Айседоре казалось, что если тело будет легким, грациозным, свободно двигающимся, то это в значительной степени повлияет и на сознание людей, и даже на их общественную жизнь. Она утверждала: «Если вы научите человека вполне владеть своим телом, если вы при этом будете упражнять его в выражении высоких чувств, сделаете так, что движения его глаз, головы, рук, туловища, ног будут выражать спокойствие, глубокую мысль, любовь, ласку, дружбу или гордый жест величавого отказа от чего-нибудь презренного, враждебного и т. д., то это отразится воспитывающе на самом его сознании, на его душе».
Она говорила, что человек, привыкший благородно двигаться, не только научается благородно чувствовать, но начинает с величайшим нетерпением сносить окружающее безобразие, устремляется к тому, чтобы соответственно этим движениям одеться, соответственно им устроить свое жилище, у него изменяется отношение ко всем окружающим людям.
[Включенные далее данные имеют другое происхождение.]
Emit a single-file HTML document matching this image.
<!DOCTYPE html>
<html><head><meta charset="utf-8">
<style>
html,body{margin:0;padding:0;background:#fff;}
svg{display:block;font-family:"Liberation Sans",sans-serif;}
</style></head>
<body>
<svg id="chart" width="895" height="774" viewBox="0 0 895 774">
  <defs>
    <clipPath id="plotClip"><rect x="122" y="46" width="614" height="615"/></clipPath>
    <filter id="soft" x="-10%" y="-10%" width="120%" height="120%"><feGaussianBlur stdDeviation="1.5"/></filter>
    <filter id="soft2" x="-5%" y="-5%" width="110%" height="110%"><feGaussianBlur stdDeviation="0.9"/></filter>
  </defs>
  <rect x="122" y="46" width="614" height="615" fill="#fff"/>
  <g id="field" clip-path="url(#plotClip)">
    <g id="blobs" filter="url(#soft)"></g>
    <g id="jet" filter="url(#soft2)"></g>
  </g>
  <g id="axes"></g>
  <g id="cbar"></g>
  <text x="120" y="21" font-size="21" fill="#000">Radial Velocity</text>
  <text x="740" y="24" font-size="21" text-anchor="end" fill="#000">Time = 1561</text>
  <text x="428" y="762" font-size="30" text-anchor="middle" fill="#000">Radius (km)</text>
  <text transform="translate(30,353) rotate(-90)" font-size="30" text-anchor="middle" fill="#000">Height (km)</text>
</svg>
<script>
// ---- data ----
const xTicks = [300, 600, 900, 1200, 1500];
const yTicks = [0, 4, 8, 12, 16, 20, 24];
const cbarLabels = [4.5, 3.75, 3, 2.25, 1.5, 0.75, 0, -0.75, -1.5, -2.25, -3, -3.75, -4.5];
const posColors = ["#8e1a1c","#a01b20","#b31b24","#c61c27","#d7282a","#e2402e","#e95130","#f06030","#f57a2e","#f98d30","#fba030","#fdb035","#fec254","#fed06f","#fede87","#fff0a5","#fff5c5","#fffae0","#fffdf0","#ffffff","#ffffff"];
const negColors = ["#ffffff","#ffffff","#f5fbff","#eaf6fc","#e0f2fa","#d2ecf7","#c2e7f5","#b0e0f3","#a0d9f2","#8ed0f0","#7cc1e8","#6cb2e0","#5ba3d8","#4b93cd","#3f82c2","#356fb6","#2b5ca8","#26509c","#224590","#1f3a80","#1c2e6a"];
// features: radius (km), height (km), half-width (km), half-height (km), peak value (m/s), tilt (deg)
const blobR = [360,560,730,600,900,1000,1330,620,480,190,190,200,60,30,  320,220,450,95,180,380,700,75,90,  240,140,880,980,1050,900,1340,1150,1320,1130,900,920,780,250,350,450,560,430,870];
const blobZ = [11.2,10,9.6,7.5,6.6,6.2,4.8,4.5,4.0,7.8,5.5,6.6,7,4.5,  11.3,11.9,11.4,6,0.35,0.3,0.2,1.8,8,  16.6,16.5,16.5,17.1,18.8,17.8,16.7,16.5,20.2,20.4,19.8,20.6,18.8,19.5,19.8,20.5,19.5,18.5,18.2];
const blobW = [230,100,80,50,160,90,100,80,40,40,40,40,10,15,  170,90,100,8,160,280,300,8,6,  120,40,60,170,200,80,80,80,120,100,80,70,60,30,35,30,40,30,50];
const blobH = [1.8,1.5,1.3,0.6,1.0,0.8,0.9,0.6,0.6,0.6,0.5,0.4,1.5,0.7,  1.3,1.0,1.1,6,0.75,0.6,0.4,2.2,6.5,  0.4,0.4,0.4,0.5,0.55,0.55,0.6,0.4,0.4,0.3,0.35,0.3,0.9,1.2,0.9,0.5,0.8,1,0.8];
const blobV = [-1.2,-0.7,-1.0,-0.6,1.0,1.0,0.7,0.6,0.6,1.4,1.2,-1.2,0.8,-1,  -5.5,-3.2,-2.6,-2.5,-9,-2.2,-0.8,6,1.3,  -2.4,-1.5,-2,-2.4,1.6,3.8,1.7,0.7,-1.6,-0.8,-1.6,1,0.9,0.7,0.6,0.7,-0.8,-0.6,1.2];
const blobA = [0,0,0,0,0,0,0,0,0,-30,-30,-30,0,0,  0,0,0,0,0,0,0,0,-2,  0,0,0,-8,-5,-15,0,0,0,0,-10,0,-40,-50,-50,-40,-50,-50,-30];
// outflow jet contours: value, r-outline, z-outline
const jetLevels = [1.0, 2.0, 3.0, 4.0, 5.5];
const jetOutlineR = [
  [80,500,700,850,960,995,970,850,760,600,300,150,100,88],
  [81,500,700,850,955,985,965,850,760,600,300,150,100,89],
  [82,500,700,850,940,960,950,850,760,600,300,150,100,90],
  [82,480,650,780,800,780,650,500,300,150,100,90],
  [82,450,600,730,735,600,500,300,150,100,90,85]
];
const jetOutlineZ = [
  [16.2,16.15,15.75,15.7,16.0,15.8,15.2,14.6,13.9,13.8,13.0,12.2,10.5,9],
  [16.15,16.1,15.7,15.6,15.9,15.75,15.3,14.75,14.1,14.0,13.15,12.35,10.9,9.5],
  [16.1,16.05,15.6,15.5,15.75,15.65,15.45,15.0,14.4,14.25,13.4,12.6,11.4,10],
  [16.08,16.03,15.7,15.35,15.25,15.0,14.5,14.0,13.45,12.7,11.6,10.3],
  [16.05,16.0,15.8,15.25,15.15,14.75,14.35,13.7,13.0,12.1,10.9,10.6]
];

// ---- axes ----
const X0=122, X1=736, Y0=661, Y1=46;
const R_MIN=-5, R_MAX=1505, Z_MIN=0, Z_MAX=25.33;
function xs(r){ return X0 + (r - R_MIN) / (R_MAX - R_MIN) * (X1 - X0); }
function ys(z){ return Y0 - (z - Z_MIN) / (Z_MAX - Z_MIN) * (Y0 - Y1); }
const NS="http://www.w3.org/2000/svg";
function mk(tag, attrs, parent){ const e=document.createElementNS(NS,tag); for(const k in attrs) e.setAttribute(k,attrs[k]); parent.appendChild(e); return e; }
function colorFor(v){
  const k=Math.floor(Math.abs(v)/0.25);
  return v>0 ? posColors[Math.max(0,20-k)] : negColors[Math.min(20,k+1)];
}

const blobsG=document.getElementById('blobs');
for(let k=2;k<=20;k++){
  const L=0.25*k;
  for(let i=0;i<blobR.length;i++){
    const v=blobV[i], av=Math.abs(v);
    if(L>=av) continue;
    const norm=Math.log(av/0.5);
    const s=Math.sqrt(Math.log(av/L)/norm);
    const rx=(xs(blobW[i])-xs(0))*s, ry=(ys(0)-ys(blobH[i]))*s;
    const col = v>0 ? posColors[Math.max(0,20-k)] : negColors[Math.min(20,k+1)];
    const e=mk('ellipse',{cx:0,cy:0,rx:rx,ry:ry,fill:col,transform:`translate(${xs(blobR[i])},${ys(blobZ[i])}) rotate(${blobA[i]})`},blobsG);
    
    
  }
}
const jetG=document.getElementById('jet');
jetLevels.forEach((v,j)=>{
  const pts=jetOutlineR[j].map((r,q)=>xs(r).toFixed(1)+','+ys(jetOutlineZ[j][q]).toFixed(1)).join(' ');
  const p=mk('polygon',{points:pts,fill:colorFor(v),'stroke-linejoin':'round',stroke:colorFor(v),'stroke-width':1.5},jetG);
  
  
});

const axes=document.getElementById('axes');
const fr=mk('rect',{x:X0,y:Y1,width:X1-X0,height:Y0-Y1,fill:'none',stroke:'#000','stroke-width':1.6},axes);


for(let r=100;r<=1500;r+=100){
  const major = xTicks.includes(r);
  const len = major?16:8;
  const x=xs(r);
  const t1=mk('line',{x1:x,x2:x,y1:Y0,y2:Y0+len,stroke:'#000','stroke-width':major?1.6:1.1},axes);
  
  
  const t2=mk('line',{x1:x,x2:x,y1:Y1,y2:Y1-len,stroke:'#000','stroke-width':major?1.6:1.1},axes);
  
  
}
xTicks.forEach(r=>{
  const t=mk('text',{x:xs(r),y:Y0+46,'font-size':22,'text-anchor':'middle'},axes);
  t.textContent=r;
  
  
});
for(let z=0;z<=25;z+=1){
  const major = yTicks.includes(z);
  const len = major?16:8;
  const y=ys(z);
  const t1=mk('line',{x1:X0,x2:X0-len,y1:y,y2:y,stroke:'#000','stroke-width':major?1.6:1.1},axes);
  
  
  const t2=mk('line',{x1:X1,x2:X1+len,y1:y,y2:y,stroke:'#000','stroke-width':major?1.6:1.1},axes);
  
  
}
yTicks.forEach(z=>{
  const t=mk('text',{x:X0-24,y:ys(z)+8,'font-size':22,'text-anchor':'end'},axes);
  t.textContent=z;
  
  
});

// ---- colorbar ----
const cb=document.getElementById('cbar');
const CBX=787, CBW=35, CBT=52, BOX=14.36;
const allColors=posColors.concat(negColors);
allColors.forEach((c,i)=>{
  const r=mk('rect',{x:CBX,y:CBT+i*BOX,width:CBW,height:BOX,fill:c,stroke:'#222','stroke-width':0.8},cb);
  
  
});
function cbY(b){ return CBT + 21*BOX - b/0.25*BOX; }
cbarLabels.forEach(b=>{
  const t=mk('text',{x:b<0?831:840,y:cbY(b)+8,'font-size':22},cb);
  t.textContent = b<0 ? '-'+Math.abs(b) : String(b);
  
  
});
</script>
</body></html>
Вести о революции, происшедшей в царской России, об огромных перспективах культурной революции, которую политический переворот провозгласил, заставили Айседору резко порвать свои буржуазные связи, и, несмотря на всякие предупреждения об опасности такого шага и самого пребывания в революционной России, несмотря на угрозы репрессиями со стороны капиталистических антрепренеров, она приехала в Москву, в голодную, холодную Москву самых тяжелых годов нашей революции и приступила здесь к работе. Она очень хорошо мирилась с запущенностью и бедностью нашей тогдашней жизни.
…Айседора внесла максимум своего пламенного идеализма в основанное ею дело и сама, наоборот, часто доказывала мне, что, конечно, пройдет несколько очень трудных лет, но что она все-таки сможет вывести свое дело на широкий простор.
Она уехала из Москвы, оставив школу на попечение своей приемной дочери Ирмы Дункан, но не переставала с болезненной чуткостью следить за этой школой. Незадолго до своей смерти она посетила меня в Париже, расспрашивала о школе, рассказывала об издании своего дневника на русском языке, о великих перспективах найти средства, чтобы подвести под школу серьезную материальную базу, и т. д.»
3. Воробьевы горы. Н. И. Подвойский. Символическое восхождение
На квартире Гельцер вместо трех дней гости прожили более двух недель. Днем Дункан терпеливо ожидала моего прихода, чтобы тотчас потащить нас всех на Воробьевы горы — она была непоседой. Ехали обычно на извозчике до Новодевичьего монастыря, потом пешком по каким-то огородам, тянувшимся до Москвы-реки. У перевоза садились в лодку, если она была тут, или кричали лодочнику, вызывая его с другого берега. Перебравшись через реку, бродили по заросшим аллеям и лужайкам Нескучного сада, купались, отдыхали. Потом снова ходили и все говорили, говорили.
— Я всегда говорю детям, когда учу их, — рассказывала Айседора, — смотрите, как взлетает птица, как порхает бабочка, как ветер колышет ветви деревьев, как он рябит воду. Учитесь движениям у природы. Все, что природно, — естественно.
Вечерело. Мы стояли с Айседорой около старой, с колоннами, беседки Нескучного сада, у самой реки, которая огибает здесь блестящей подковой темно-зеленый берег. Розовел и золотился Новодевичий монастырь. Айседора медленно переводила взор с него на реку, на наш берег, долго глядела на спускающийся амфитеатром огромный зеленый склон, на самой верхушке которого одиноко высилось большое каменное здание.
— Вот здесь, — сказала Айседора, — среди зелени, должен быть грандиозный массовый театр без стен и без крыши… Вот тут, — показала она, — природная орхестра, площадка древнегреческого театра, на которой будет происходить действие. Вон там, — провела она рукой в сторону зеленого склона, — места для тысяч зрителей.
Она выбрала то самое место, где приблизительно через десять лет построили Зеленый театр…
— А вот там, — показала она в сторону каменного здания наверху склона, — хороший дом для моей школы…
— Товарищ, — позвал меня кто-то, — можно вас на одну минуту?
Я увидел человека в хорошо сшитой кавалерийской шинели с ярко-красными нашивками. Военная фуражка. Бледное узкое лицо. Небольшая рыжеватая бородка. Я подошел к нему.
— Скажите, это Дункан? — спросил он и представился: — Я Подвойский. Переведите, пожалуйста… я бы хотел с ней поговорить.
Подвойский… Это он был в Октябре председателем Петроградского военно-революционного комитета, возглавляя взятие Зимнего дворца!
Я едва успевал переводить. Айседора и Подвойский задавали друг другу множество вопросов, почувствовав единомыслие: Подвойского тоже волновали проблемы массового физического воспитания.